L'aptitude au combat maîtrisée. La société de tir zurichoise à la fin du Moyen Âge - l'institutionnalisation d'une sociabilité masculine

(Die gebändigte Wehrfähigkeit. Die Zürcher Schützengesellschaft im ausgehenden Mittelalter als Institutionalisierung männlicher Geselligkeit)

Le tir à l’arquebuse, organisé à l’origine avant tout dans un esprit de distraction et de jeu c’est institutionnalisé progressivement au cours du XVIe siècle au moment donc où les relations avec les autorités s’intensifient. Soutenus dès l’origine par des subventions de la ville, les rassemblements des tireurs tombent de plus en plus sous le coup des efforts de réglementation des autorités qui prêtent un intérêt croissant à la formation de tireurs, en conformité avec les besoins communaux. L’ordre étatique, qui se constitue peu à peu à l’aube des Temps modernes, doit sassurer du bon contrôle des nouvelles formes de défense armée, s’il veut prétendre au monopole du pouvoir. La création d’un espace spécial, susceptible de donner un cadre institutionnel aux diverses formes de réunions, répond au besoin de contrôle éprouvé par les villes. Les autorités interviennent et réglementent toujours plus certains rituels d’honneur masculins, où l’aptitude au combat et la violence physique jouent un rôle majeur. En même temps, elles s’efforcent d’institutionnaliser de nouvelles formes de compétition, promettant notamment des récompenses alléchantes destinées à établir un lien entre l’honneur individuel des vainqueurs et l’honneur de la ville. Lors de fêtes, célébrées souvent avec faste, ces nouvelles formes de
compétition sont délibérément utilisées comme un élément constitutif de l’autoreprésentation des villes. Bien que les immixtions des autorités ne soient initialement acceptées quà contrecoeur, elles trouvent avec le temps un terrain favorable auprès des tireurs.

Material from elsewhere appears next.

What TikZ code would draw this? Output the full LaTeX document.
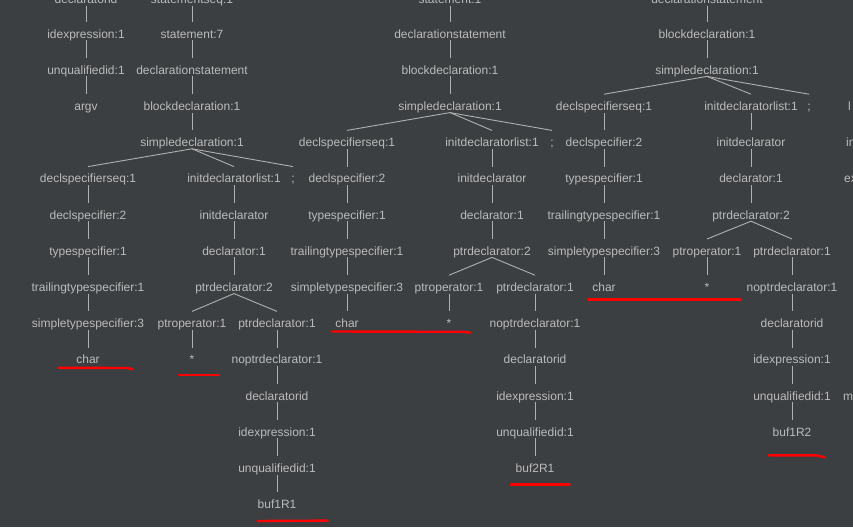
\documentclass[tikz,border=0pt]{standalone}
\usepackage{fontspec}
\setmainfont{Liberation Sans}
\definecolor{bg}{HTML}{3C3F41}
\definecolor{txt}{HTML}{BBBBBB}
\definecolor{ln}{HTML}{B0B0B0}
\definecolor{redmark}{HTML}{FF0000}
\tikzset{
  t/.style={text=txt, font=\fontsize{12}{14}\selectfont, inner sep=0pt,
            text height=16pt, text depth=2pt, anchor=base},
  tw/.style={t, anchor=base west},
  edge/.style={draw=ln, line width=0.9pt},
  redline/.style={draw=redmark, line width=2.4pt, line cap=round, line join=round}
}
\newcommand{\rb}[1]{\fpeval{1.8+36.2*(#1)}}
\begin{document}
\begin{tikzpicture}[x=1pt,y=-1pt]
\useasboundingbox (0,0) rectangle (853,527);
\fill[bg] (0,0) rectangle (853,527);
\clip (0,0) rectangle (853,527);

% ---------- left column: declaratorid chain ----------
\node[t] (a0) at (86,3.5) {declaratorid};
\node[t] (a1) at (86,\rb{1}) {idexpression:1};
\node[t] (a2) at (86,\rb{2}) {unqualifiedid:1};
\node[t] (a3) at (86,\rb{3}) {argv};

% ---------- tree 1 ----------
\node[t] (p0) at (192,3.5) {statementseq:1};
\node[t] (p1) at (192,\rb{1}) {statement:7};
\node[t] (p2) at (192,\rb{2}) {declarationstatement};
\node[t] (p3) at (192,\rb{3}) {blockdeclaration:1};
\node[t] (p4) at (192,\rb{4}) {simpledeclaration:1};
\node[t] (p5) at (88,\rb{5}) {declspecifierseq:1};
\node[t] (p5b) at (234,\rb{5}) {initdeclaratorlist:1};
\node[t] (p5c) at (293,\rb{5}) {;};
\node[t] (p6) at (88,\rb{6}) {declspecifier:2};
\node[t] (p6b) at (234,\rb{6}) {initdeclarator};
\node[t] (p7) at (88,\rb{7}) {typespecifier:1};
\node[t] (p7b) at (234,\rb{7}) {declarator:1};
\node[t] (p8) at (88,\rb{8}) {trailingtypespecifier:1};
\node[t] (p8b) at (234,\rb{8}) {ptrdeclarator:2};
\node[t] (p9) at (88,\rb{9}) {simpletypespecifier:3};
\node[t] (p9b) at (192,\rb{9}) {ptroperator:1};
\node[t] (p9c) at (277,\rb{9}) {ptrdeclarator:1};
\node[t] (p10) at (88,\rb{10}) {char};
\node[t] (p10b) at (192,\rb{10}) {*};
\node[t] (p10c) at (277,\rb{10}) {noptrdeclarator:1};
\node[t] (p11) at (277,\rb{11}) {declaratorid};
\node[t] (p12) at (277,\rb{12}) {idexpression:1};
\node[t] (p13) at (277,\rb{13}) {unqualifiedid:1};
\node[t] (p14) at (277,\rb{14}) {buf1R1};

% ---------- tree 2 ----------
\node[t] (q0) at (450,3.5) {statement:1};
\node[t] (q1) at (450,\rb{1}) {declarationstatement};
\node[t] (q2) at (450,\rb{2}) {blockdeclaration:1};
\node[t] (q3) at (450,\rb{3}) {simpledeclaration:1};
\node[t] (q4) at (347,\rb{4}) {declspecifierseq:1};
\node[t] (q4b) at (492,\rb{4}) {initdeclaratorlist:1};
\node[t] (q4c) at (552,\rb{4}) {;};
\node[t] (q5) at (347,\rb{5}) {declspecifier:2};
\node[t] (q5b) at (492,\rb{5}) {initdeclarator};
\node[t] (q6) at (347,\rb{6}) {typespecifier:1};
\node[t] (q6b) at (492,\rb{6}) {declarator:1};
\node[t] (q7) at (347,\rb{7}) {trailingtypespecifier:1};
\node[t] (q7b) at (492,\rb{7}) {ptrdeclarator:2};
\node[t] (q8) at (347,\rb{8}) {simpletypespecifier:3};
\node[t] (q8b) at (449,\rb{8}) {ptroperator:1};
\node[t] (q8c) at (535,\rb{8}) {ptrdeclarator:1};
\node[t] (q9) at (347,\rb{9}) {char};
\node[t] (q9b) at (449,\rb{9}) {*};
\node[t] (q9c) at (535,\rb{9}) {noptrdeclarator:1};
\node[t] (q10) at (535,\rb{10}) {declaratorid};
\node[t] (q11) at (535,\rb{11}) {idexpression:1};
\node[t] (q12) at (535,\rb{12}) {unqualifiedid:1};
\node[t] (q13) at (535,\rb{13}) {buf2R1};

% ---------- tree 3 ----------
\node[t] (r0) at (707,3.5) {declarationstatement};
\node[t] (r1) at (707,\rb{1}) {blockdeclaration:1};
\node[t] (r2) at (707,\rb{2}) {simpledeclaration:1};
\node[t] (r3) at (604,\rb{3}) {declspecifierseq:1};
\node[t] (r3b) at (751,\rb{3}) {initdeclaratorlist:1};
\node[t] (r3c) at (809,\rb{3}) {;};
\node[t] (r4) at (604,\rb{4}) {declspecifier:2};
\node[t] (r4b) at (751,\rb{4}) {initdeclarator};
\node[t] (r5) at (604,\rb{5}) {typespecifier:1};
\node[t] (r5b) at (751,\rb{5}) {declarator:1};
\node[t] (r6) at (604,\rb{6}) {trailingtypespecifier:1};
\node[t] (r6b) at (751,\rb{6}) {ptrdeclarator:2};
\node[t] (r7) at (604,\rb{7}) {simpletypespecifier:3};
\node[t] (r7b) at (707,\rb{7}) {ptroperator:1};
\node[t] (r7c) at (792,\rb{7}) {ptrdeclarator:1};
\node[t] (r8) at (604,\rb{8}) {char};
\node[t] (r8b) at (707,\rb{8}) {*};
\node[t] (r8c) at (792,\rb{8}) {noptrdeclarator:1};
\node[t] (r9) at (792,\rb{9}) {declaratorid};
\node[t] (r10) at (792,\rb{10}) {idexpression:1};
\node[t] (r11) at (792,\rb{11}) {unqualifiedid:1};
\node[t] (r12) at (792,\rb{12}) {buf1R2};

% ---------- fragments at the right edge ----------
\node[tw] (s3) at (848,\rb{3}) {l};
\node[tw] (s4) at (846,\rb{4}) {in};
\node[tw] (s5) at (844,\rb{5}) {ex};
\node[tw] (s11) at (843,\rb{11}) {m};

% ---------- edges ----------
\foreach \u/\v in {a0/a1,a1/a2,a2/a3,
  p0/p1,p1/p2,p2/p3,p3/p4,p4/p5,p4/p5b,p4/p5c,p5/p6,p6/p7,p7/p8,p8/p9,p9/p10,
  p5b/p6b,p6b/p7b,p7b/p8b,p8b/p9b,p8b/p9c,p9b/p10b,p9c/p10c,p10c/p11,p11/p12,p12/p13,p13/p14,
  q0/q1,q1/q2,q2/q3,q3/q4,q3/q4b,q3/q4c,q4/q5,q5/q6,q6/q7,q7/q8,q8/q9,
  q4b/q5b,q5b/q6b,q6b/q7b,q7b/q8b,q7b/q8c,q8b/q9b,q8c/q9c,q9c/q10,q10/q11,q11/q12,q12/q13,
  r0/r1,r1/r2,r2/r3,r2/r3b,r2/r3c,r3/r4,r4/r5,r5/r6,r6/r7,r7/r8,
  r3b/r4b,r4b/r5b,r5b/r6b,r6b/r7b,r6b/r7c,r7b/r8b,r7c/r8c,r8c/r9,r9/r10,r10/r11,r11/r12}
  \draw[edge] (\u.south) -- (\v.north);

% ---------- red hand-drawn underlines ----------
\draw[redline] (59,367.8) -- (127,368) -- (133,369.2);
\draw[redline] (179,374.8) -- (219,374.8);
\draw[redline] (258,521) -- (328,520.6);
\draw[redline] (332.3,331.5) -- (463,331.8) -- (470.7,332.6);
\draw[redline] (511,484.3) -- (570,484.3);
\draw[redline] (588.3,299.3) -- (741,299.3);
\draw[redline] (769,455.3) -- (816.7,455.3) -- (825,457.3);
\end{tikzpicture}
\end{document}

L’apparition d’armes à feu, mettant en cause les formes traditionnelles de représentation de l’honneur masculin, en est probablement l’une des raisons. Pendant longtemps, l’aptitude au combat a été étroitement liée à la force physique. L’homme prouvait par sa force physique sa capacité au combat et sa masculinité. L’importance croissante des nouvelles armes à feu, dont le maniement fait davantage appel à l’habileté technique, atténue peu à peu le lien entre aptitude au combat et force physique masculine. Tenant compte de ces évolutions, les autorités encouragent l’organisation de sociétés de tir réglementées. En tant que groupe clairement défini, les tireurs peuvent se produire à intervalles réguliers dans des concours de tirs organisés selon des règles de jeu fixées par écrit qui favorisent l’acquisition de nouvelles techniques de combat. Ainsi est créé un cadre approprié aux nouveaux rituels mettant en scène une situation de concurrence pour l’honneur masculin; dans ce cadre, la précision et l’habileté technique au maniement des armes figurent au premier plan.